Ungefähr alle zwei Jahre kommt Tori Amos mit einem neuen Album heraus, und nachdem die letzten drei Werke recht poplastig daherkamen und teilweise derart eingängig waren, daß mancher Fan die Gefolgschaft aufgekündigt hatte, war ich neugierig, wohin sie ihr Weg führen wird. Um es kurz zu machen: sie hat sich wieder ihrer Ecken und Kanten besonnen, und knüpft dort an, wo sie nach dem „Choirgirl Hotel” abgebogen war.

Jeder der siebzehn Songs hat einen eigenen Charakter - Tori Amos schöpft aus einer großen Spanne unterschiedlicher Stile und bedient sich eines breiten Spektrums musikalischer Mittel. Das Album ist längst nicht so Klavier-lastig, wie man das bei ihr gelegentlich vorfindet, auch wenn ihr - wunderbar ab- und aufgenommener - Bösendorfer-Flügel eine wichtige Rolle spielt (nur eines der Stücke ist eine reine Klaviernummer). Ein Titel ist geradezu Gitarren-lastig, zwei andere leben von ihren Streicher-Arrangements. Erstaunlich oft kommen Drumloops zum Einsatz, auch wenn diese - mit einer Ausnahme - nicht das komplette Stück durchlaufen, sondern immer mit dem groovenden Schlagzeug von Matt Chamberlain (mit dem Tori schon jahrelang zusammenarbeitet) kontrastiert werden. Schließlich gibt es auch eine Reihe elektronischer Sounds, die mich meistens an analoge Oberheim-Synthies erinnern, wabernd in ganz viel Nebel.

Entscheidend ist aber, daß jedes Stück mindestens eine überraschende Wendung hat, die jede Eignung zum Hit unterminiert und das Abdudeln im Radio unwahrscheinlich macht. Das geht los bei „Give”, wo eine stark mit Effekten verfremdete Gitarre einen Ton in Viertelnoten spielt, und diesen immer wieder mit der kleinen Sekunde darunter „verdickt” - bevor Klavierakkorde dazukommen und deutlich machen, worin die harmonische Funktion der beiden Töne liegt. Das geht weiter (in „Welcome To England”) mit einer Sequenz im hohen Register der Bassgitarre, die durchlaufende Achtel zu harmonisch schwer einzuordnenden hohen Tönen aus dem Synthesizer spielt.

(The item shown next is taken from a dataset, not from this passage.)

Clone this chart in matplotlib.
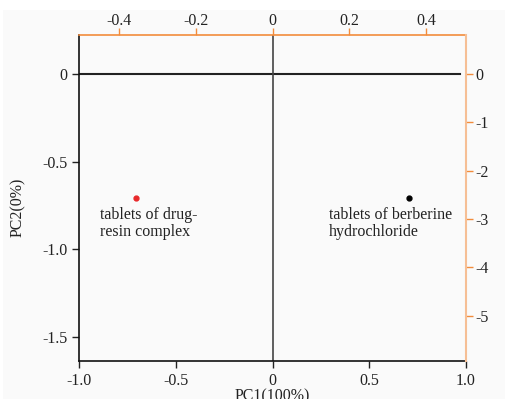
import matplotlib
matplotlib.use("Agg")
import matplotlib.pyplot as plt
from matplotlib.patches import Rectangle

plt.rcParams['font.family'] = ['Liberation Serif', 'DejaVu Serif']
plt.rcParams['axes.unicode_minus'] = False

# Scores on PC1 / PC2
names = ["tablets of drug-\nresin complex", "tablets of berberine\nhydrochloride"]
pc1 = [-0.707, 0.707]
pc2 = [-0.707, -0.707]
colors = ["#e8282a", "#000000"]

# tick labels
bottom_ticks = [-1.0, -0.5, 0.0, 0.5, 1.0]
left_ticks = [0.0, -0.5, -1.0, -1.5]
top_ticks = [-0.4, -0.2, 0.0, 0.2, 0.4]
right_ticks = [0, -1, -2, -3, -4, -5]

orange = "#f28c3c"
orange_light = "#f6bf95"
fs = 11.5

fig = plt.figure(figsize=(5.05, 3.99), dpi=100, facecolor="white")
# light gray canvas behind the chart
fig.patches.append(Rectangle((3 / 505, 0), 1, 1 - 10 / 399, transform=fig.transFigure,
                             facecolor="#fafafa", edgecolor="none", zorder=-10))

ax = fig.add_axes([79 / 505, 1 - 361 / 399, 387 / 505, 326 / 399])
ax.set_facecolor("none")
ax.set_xlim(-1, 1)
ax.set_ylim(-1.637, 0.222)

# zero lines
ax.axhline(0, xmax=0.985, color="#222222", lw=1.5, zorder=1)
ax.axvline(0, color="#444444", lw=1.2, zorder=1)

for x, y, c in zip(pc1, pc2, colors):
    ax.plot(x, y, "o", color=c, markersize=3.5, zorder=3)

# point labels
ax.text(-0.891, -0.76, names[0], ha="left", va="top", fontsize=fs, color="#222222", linespacing=1.05)
ax.text(0.292, -0.76, names[1], ha="left", va="top", fontsize=fs, color="#222222", linespacing=1.05)

ax.set_xticks(bottom_ticks)
ax.set_xticklabels(["-1.0", "-0.5", "0", "0.5", "1.0"])
ax.set_yticks(left_ticks)
ax.set_yticklabels(["0", "-0.5", "-1.0", "-1.5"])
ax.tick_params(direction="out", length=5, width=1, labelsize=fs, colors="#222222")
for s in ["top", "right"]:
    ax.spines[s].set_visible(False)
for s in ["left", "bottom"]:
    ax.spines[s].set_color("#111111")
    ax.spines[s].set_linewidth(1.2)

ax.set_xlabel("PC1(100%)", fontsize=fs, color="#222222")
ax.xaxis.set_label_coords(0.5, -0.083)
ax.xaxis.label.set_va("top")
ax.set_ylabel("PC2(0%)", fontsize=fs, color="#222222")
ax.yaxis.set_label_coords(-0.137, 0.47)

# top orange axis (loadings PC1)
ax_top = ax.twiny()
ax_top.set_xlim(-0.503, 0.503)
ax_top.set_xticks(top_ticks)
ax_top.set_xticklabels(["-0.4", "-0.2", "0", "0.2", "0.4"])
ax_top.tick_params(axis="x", direction="out", length=5, width=1, color=orange,
                   labelcolor="#222222", labelsize=fs, pad=-1)
for s in ["left", "right", "bottom"]:
    ax_top.spines[s].set_visible(False)
ax_top.spines["top"].set_color(orange)
ax_top.spines["top"].set_linewidth(1.2)

# right orange axis (loadings PC2)
ax_right = ax.twinx()
ax_right.set_ylim(-5.94, 0.81)
ax_right.set_yticks(right_ticks)
ax_right.set_yticklabels([str(t) for t in right_ticks])
ax_right.tick_params(axis="y", direction="out", length=5, width=1, color=orange,
                     labelcolor="#222222", labelsize=fs, pad=2)
for s in ["left", "top", "bottom"]:
    ax_right.spines[s].set_visible(False)
ax_right.spines["right"].set_color(orange_light)
ax_right.spines["right"].set_linewidth(1.5)

fig.savefig("out.png", dpi=100, facecolor=fig.get_facecolor())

Irgendwann wird das aufgelöst, das Schlagzeug setzt für den Drumcomputer ein, der Baß rutscht nach unten, und die Akkordfunktionen werden klar - das wirkt, als habe jemand das Fenster geöffnet und frische Luft kommt ins Zimmer. „That Guy” startet mit einem eigentümlichen Marschrhythmus und wird zunächst von gezupften Streichern begleitet, bevor das auf halber Strecke plötzlich zu einer pathetischen Hymne mit einem bombastischen Streicher-Arrangement wird. - Und so fort.

Keines der Stücke läßt sich letztlich in eine Schublade einordnen (auch wenn es in „Maybe California” eine veritable Ballade gibt, die vielleicht „Northern Lad” vom „Choirgirl Hotel” Konkurrenz machen könnte), ohne daß dies beliebig wird oder wie ein Puzzle oder eine Montage unzusammenhängender Teile klingt. Da wirkt immer eine formale Logik, in der der überraschende Kontrast auf die vorher benutzten Mittel deutlich verweist. Ich habe die CD erst einmal gehört, und den Eindruck von formaler Schlüssigkeit gewinne ich normalerweise erst nach mehrmaligem Hören (oder auch nicht) - hier hingegen ist das unmittelbar nachvollziehbar.

Eine letzte Anmerkung habe ich zu Tori Amos' Gesang. Sie ist wohl die Erste gewesen, die konsequent die Nebengeräusche des Singens gestalterisch einbezogen hat - die Atemgeräusche hat sie stets deutlich betont und rhythmisch benutzt. Davon ist hier nichts mehr oder kaum noch etwas übrig geblieben; Tori singt mittlerweile ohne Manierismen einfach und „straight”. Irgendwie fehlt mir da eine Ebene des Ausdrucks - obwohl ich mir vorstellen kann, daß sie bewußt auf ein Mittel verzichtet, das mittlerweile Jeder einsetzt.